[01:04] *** RichardG_ is now known as RichardG
[01:12] *** Asparagir has quit IRC (Asparagir)
[01:13] *** Asparagir has joined #archiveteam-bs
[01:33] *** fie has joined #archiveteam-bs
[01:36] *** yakfish has quit IRC (Operation timed out)
[02:40] *** Asparagir has quit IRC (Asparagir)
[03:09] *** yakfish has joined #archiveteam-bs
[03:34] *** Asparagir has joined #archiveteam-bs
[03:35] *** krazedkat has quit IRC (Quit: Leaving)
[04:14] <Somebody2> godane: http://calteches.library.caltech.edu/ -- Archive of Caltech magazine back to the 1930s; might be good for you to grab when you get a chance
[04:30] *** ndiddy has quit IRC (Quit: Leaving)
[04:31] <Somebody2> It looks like it is part of a large open database of Caltech materials, so it's *probably* pretty safe where it is, though.
[04:56] *** Asparagir has quit IRC (Asparagir)
[05:12] *** Sk1d has quit IRC (Ping timeout: 194 seconds)
[05:18] *** Sk1d has joined #archiveteam-bs
[05:26] *** Asparagir has joined #archiveteam-bs
[05:29] *** Asparagir has quit IRC (Client Quit)
[06:03] <godane> Somebody2: thanks
[06:03] <godane> first Journal i have seen where the full issues archived
[06:04] <godane> i always see science journals only put out the articles but no full issue scans
[07:09] *** godane has quit IRC (Ping timeout: 250 seconds)
[07:17] *** VADemon has joined #archiveteam-bs
[07:18] *** godane has joined #archiveteam-bs
[07:21] *** vitzli has joined #archiveteam-bs
[07:43] *** Aranje has quit IRC (Ping timeout: 260 seconds)
[08:34] *** VADemon_ has joined #archiveteam-bs
[08:40] *** VADemon has quit IRC (Ping timeout: 370 seconds)
[08:42] *** VADemon_ has quit IRC (Read error: Operation timed out)
[09:18] *** Honno has joined #archiveteam-bs
[09:30] *** schbirid has joined #archiveteam-bs
[12:07] *** BlueMaxim has quit IRC (Quit: Leaving)
[12:08] *** RichardG has quit IRC (Ping timeout: 244 seconds)
[12:10] *** RichardG has joined #archiveteam-bs
[12:33] <schbirid> ugh, 1MB/s to ACD right now. had gbit speeds earlier
[13:25] <vitzli> you're lucky, last month i got ~30-80 kb/s, though I believe it has to do with ISP messing around
[13:56] *** godane has left 
[13:57] *** godane has joined #archiveteam-bs
[15:01] *** sep332 has joined #archiveteam-bs
[15:06] *** vitzli has quit IRC (Leaving)

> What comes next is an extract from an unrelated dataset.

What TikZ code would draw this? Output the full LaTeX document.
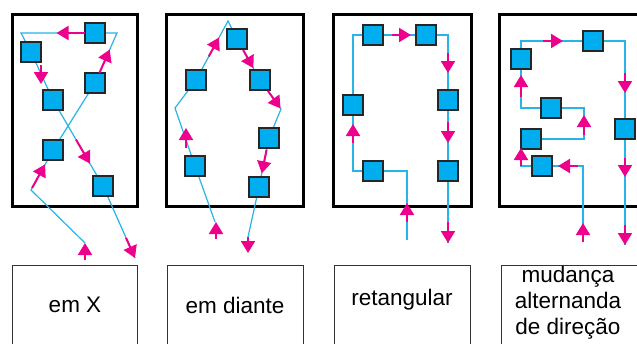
\documentclass[tikz,border=0pt]{standalone}
\usepackage{fontspec}
\setmainfont{Liberation Sans}
\usetikzlibrary{calc}
\usetikzlibrary{arrows.meta}
\definecolor{chipblue}{RGB}{0,174,239}
\definecolor{wireblue}{RGB}{40,180,230}
\definecolor{flowpink}{RGB}{236,0,140}
\tikzset{
 chip/.style={draw=black!85, line width=1.3pt, fill=chipblue, minimum size=20pt, inner sep=0pt},
 wire/.style={wireblue, line width=1.2pt},
 flow/.style={flowpink, line width=2pt, -{Triangle[length=12pt,width=14pt]}},
 board/.style={draw=black, line width=3pt},
 tag/.style={draw=black!80, line width=0.8pt},
 caption/.style={font=\fontsize{22.5}{26}\selectfont, align=center}
}
\begin{document}
\begin{tikzpicture}[x=1pt, y=-1pt]
\clip (0,0) rectangle (637,343);
\fill[white] (0,0) rectangle (637,343);

% frames and label boxes
\draw[board] (12,14) rectangle (137,206);
\draw[board] (166,14) rectangle (303,206);
\draw[board] (333,14) rectangle (471,206);
\draw[board] (499,14) rectangle (660,206);
\draw[tag] (12,265) rectangle (137,350);
\draw[tag] (167,265) rectangle (303,350);
\draw[tag] (334,265) rectangle (470,350);
\draw[tag] (501,265) rectangle (660,350);
\node[caption] (capx) at (75,305) {em X};
\node[caption] (capd) at (235,305) {em diante};
\node[caption] (capr) at (402,300) {retangular};
\node[caption] (capm) at (568,303) {mudança\\alternanda\\de direção};

% em X
\coordinate (x1) at (95,33);
\coordinate (x2) at (31,52);
\coordinate (x3) at (95,83);
\coordinate (x4) at (53,100);
\coordinate (x5) at (53,150);
\coordinate (x6) at (103,186);
\coordinate (xin) at (85,243);
\coordinate (xk1) at (31,190);
\coordinate (xk2) at (117,33);
\coordinate (xk3) at (21,33);
\coordinate (xout) at (135,258);
\draw[wire] (xin) -- (xk1) -- (x5) -- (x3) -- (xk2) -- (xk3) -- (x2) -- (x4) -- (x6) -- (xout);
\foreach \c in {x1,x2,x3,x4,x5,x6} \node[chip] (n\c) at (\c) {};
\draw[flow] ($(xin)+(0,17)$) -- (xin);
\draw[flow] ($(xk1)!.05!(x5)$) -- ($(xk1)!.64!(x5)$);
\draw[flow] ($(x3)!.2!(xk2)$) -- ($(x3)!.67!(xk2)$);
\draw[flow] ($(x1)!.13!(xk3)$) -- ($(x1)!.52!(xk3)$);
\draw[flow] ($(x2)+(10,13)$) -- ($(x2)+(10,32)$);
\draw[flow] ($(x4)!.46!(x6)$) -- ($(x4)!.74!(x6)$);
\draw[flow] ($(x6)!.72!(xout)$) -- (xout);

% em diante
\coordinate (d1) at (237,39);
\coordinate (d2) at (196,80);
\coordinate (d3) at (260,80);
\coordinate (d4) at (269,138);
\coordinate (d5) at (195,166);
\coordinate (d6) at (259,187);
\coordinate (din) at (215,222);
\coordinate (dk1) at (175,108);
\coordinate (dk2) at (228,21);
\coordinate (dk3) at (281,109);
\coordinate (dout) at (248,237);
\draw[wire] (din) -- (d5) -- (dk1) -- (d2) -- (dk2) -- (d1) -- (d3) -- (dk3) -- (d4) -- (d6) -- (dout);
\foreach \c in {d1,d2,d3,d4,d5,d6} \node[chip] (n\c) at (\c) {};
\draw[flow] ($(din)+(1,17)$) -- ($(din)+(1,0)$);
\draw[flow] ($(d5)+(-9,-18)$) -- ($(d5)+(-9,-38)$);
\draw[flow] ($(d2)!.40!(dk2)$) -- ($(d2)!.72!(dk2)$);
\draw[flow] ($(d1)!.27!(d3)$) -- ($(d1)!.71!(d3)$);
\draw[flow] ($(d3)!.38!(dk3)$) -- ($(d3)!.98!(dk3)$);
\draw[flow] ($(d4)!.24!(d6)$) -- ($(d4)!.72!(d6)$);
\draw[flow] (dout) -- ($(dout)+(0,16)$);

% retangular
\coordinate (r1) at (373,35);
\coordinate (r2) at (426,35);
\coordinate (r3) at (353,105);
\coordinate (r4) at (448,100);
\coordinate (r5) at (373,171);
\coordinate (r6) at (448,171);
\coordinate (rin) at (407,240);
\coordinate (rout) at (448,243);
\draw[wire] (rin) |- (r5) -| (r3) |- (r1) -- (r2) -| (r4) -- (r6) -- (rout);
\foreach \c in {r1,r2,r3,r4,r5,r6} \node[chip] (n\c) at (\c) {};
\draw[flow] ($(r1)+(19,0)$) -- ($(r1)+(38,0)$);
\draw[flow] ($(r2)+(22,18)$) -- ($(r2)+(22,38)$);
\draw[flow] ($(r4)+(0,22)$) -- ($(r4)+(0,43)$);
\draw[flow] ($(rout)+(0,-21)$) -- (rout);
\draw[flow] ($(r3)+(0,38)$) -- ($(r3)+(0,19)$);
\draw[flow] ($(rin)+(0,-18)$) -- ($(rin)+(0,-37)$);

% mudanca alternanda de direcao
\coordinate (m1) at (521,59);
\coordinate (m2) at (593,41);
\coordinate (m3) at (551,108);
\coordinate (m4) at (625,129);
\coordinate (m5) at (531,139);
\coordinate (m6) at (542,166);
\coordinate (min) at (583,242);
\coordinate (mk1) at (521,166);
\coordinate (mk2) at (584,139);
\coordinate (mout) at (625,245);
\draw[wire] (min) |- (m6) -- (mk1) -- (mk1 |- m5);
\draw[wire] (m5) -- (mk2) |- (m3) -| (m1) |- (m2) -| (m4) -- (mout);
\foreach \c in {m1,m2,m3,m4,m5,m6} \node[chip] (n\c) at (\c) {};
\draw[flow] (min) -- ($(min)+(0,-19)$);
\draw[flow] ($(m6)+(36,0)$) -- ($(m6)+(16,0)$);
\draw[flow] (mk1) -- ($(mk1)+(0,-18)$);
\draw[flow] ($(mk2)+(0,-4)$) -- ($(mk2)+(0,-24)$);
\draw[flow] ($(m1)+(0,38)$) -- ($(m1)+(0,16)$);
\draw[flow] ($(m2)+(-50,0)$) -- ($(m2)+(-30,0)$);
\draw[flow] ($(m4)+(0,-56)$) -- ($(m4)+(0,-36)$);
\draw[flow] ($(m4)+(0,29)$) -- ($(m4)+(0,48)$);
\draw[flow] ($(mout)+(0,-20)$) -- (mout);
\end{tikzpicture}
\end{document}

[15:41] *** Boppen has quit IRC (Ping timeout: 194 seconds)
[16:08] *** Boppen has joined #archiveteam-bs
[16:13] *** Aranje has joined #archiveteam-bs
[16:20] <yan> arkiver: in fccbda81dc24d605f74ecdc24bca290e74683c2b you broke the link to the IRC channel
[16:39] <yan> arkiver: (in the ftp-gov-grab repo btw); IRC link was changed from cheetoflee to cheetoftp
[16:45] <arkiver> yan: fixed.
[16:52] *** VADemon has joined #archiveteam-bs
[17:53] *** HCross2 has quit IRC (Ping timeout: 260 seconds)

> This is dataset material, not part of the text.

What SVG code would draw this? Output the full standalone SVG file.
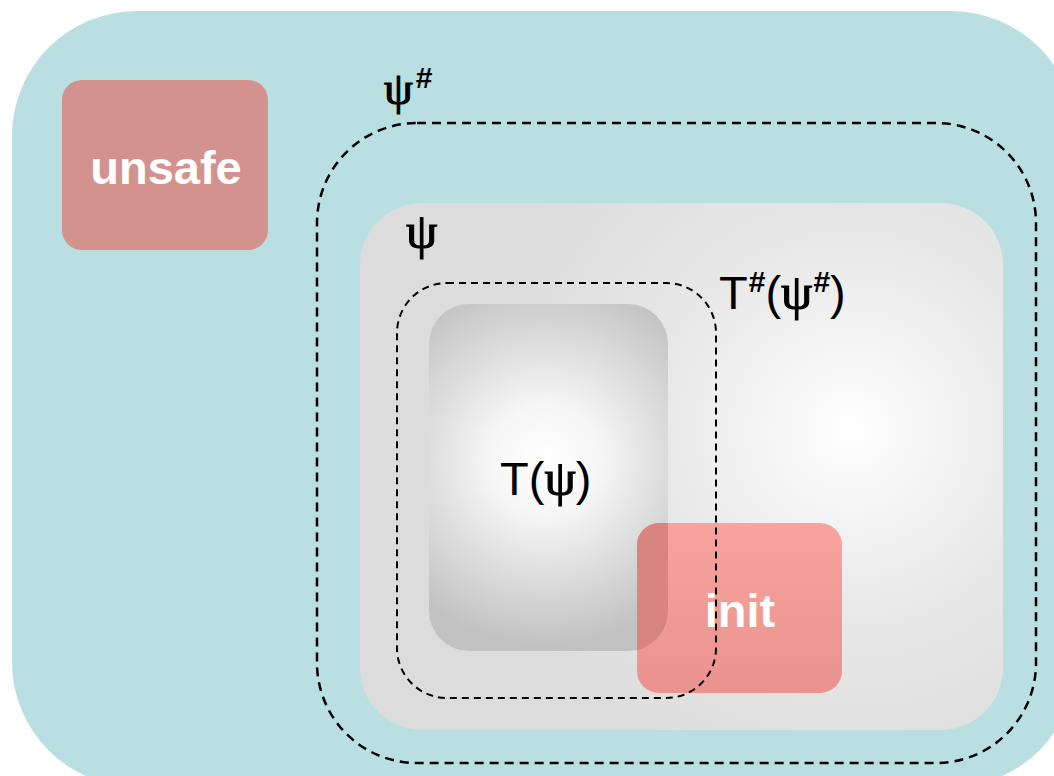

[18:09] *** johtso has joined #archiveteam-bs
[18:09] *** HCross2 has joined #archiveteam-bs
[19:08] <arkiver> anyone going to SHA2017?
[20:11] *** Boppen has quit IRC (Quit: Nettalk6 - www.ntalk.de)
[20:15] *** Boppen has joined #archiveteam-bs
[20:48] *** GinhijiQu has joined #archiveteam-bs
[20:49] <PurpleSym> API data is more useful for robot consumption and transformation. Accessing HTML pages is easier for human beings.
[20:50] <PurpleSym> So, depends on your audience, GinhijiQu.
[20:52] <GinhijiQu> I just suspect that storing the whole webpages will lead to a lot of redundancy and waste storage that could be used to store more information?
[20:54] <PurpleSym> Sure, you trade time to generate a visually appealing output for space. But then again HTML probably compresses well.
[20:56] <Aranje> definitely does
[20:57] <GinhijiQu> How well will that go with blogs that include stuff like the bloated Flickr widgets?
[20:58] <GinhijiQu> I'd prefer to just grab the images and deduplicate the images, but then again that would probably require some modifications to the web pages.
[20:59] <PurpleSym> Afaik grab-site implements deduplication, output is stored as WARC an can be played back with another piece of software.
[21:01] <PurpleSym> Have a look at http://archiveteam.org/index.php?title=The_WARC_Ecosystem
[21:07] <GinhijiQu> Maybe I will make some tests tonight to see how well it works with these things I am most worrying about.
[21:09] <GinhijiQu> I guess a perfect archive would include both the HTML pages and data from the API embedded as comments or stored alongside the other documents, so there would be a way to upload blogs to other platforms later. (But that would probably be really too much data scaled across all of Tumblr.)
[21:10] <dashcloud> apis are nice, but generally they have limits and such, which isn't terribly helpful when you're trying to save a sinking ship
[21:12] <GinhijiQu> Tumblr has an old API which they didn't seem to care about that much a while ago. I didn't go for an extreme stress test but I never hit any rate limits either... :-) But maybe if 100 of clients would start accessing that API it would overload the servers, idk.
[21:16] <GinhijiQu> Also it doesn't require authentication.
[21:51] *** tsr has joined #archiveteam-bs
[21:52] *** BlueMaxim has joined #archiveteam-bs
[22:01] *** ndiddy has joined #archiveteam-bs
[22:01] *** GE has joined #archiveteam-bs
[22:40] *** pizzaiolo has joined #archiveteam-bs
[22:49] *** GE has quit IRC (Quit: zzz)
[23:45] <HCross2> It looks like that HDD deal I posted the other day was an accident. Couple friends reporting their orders cancelled
[23:50] *** Honno has quit IRC (Read error: Operation timed out)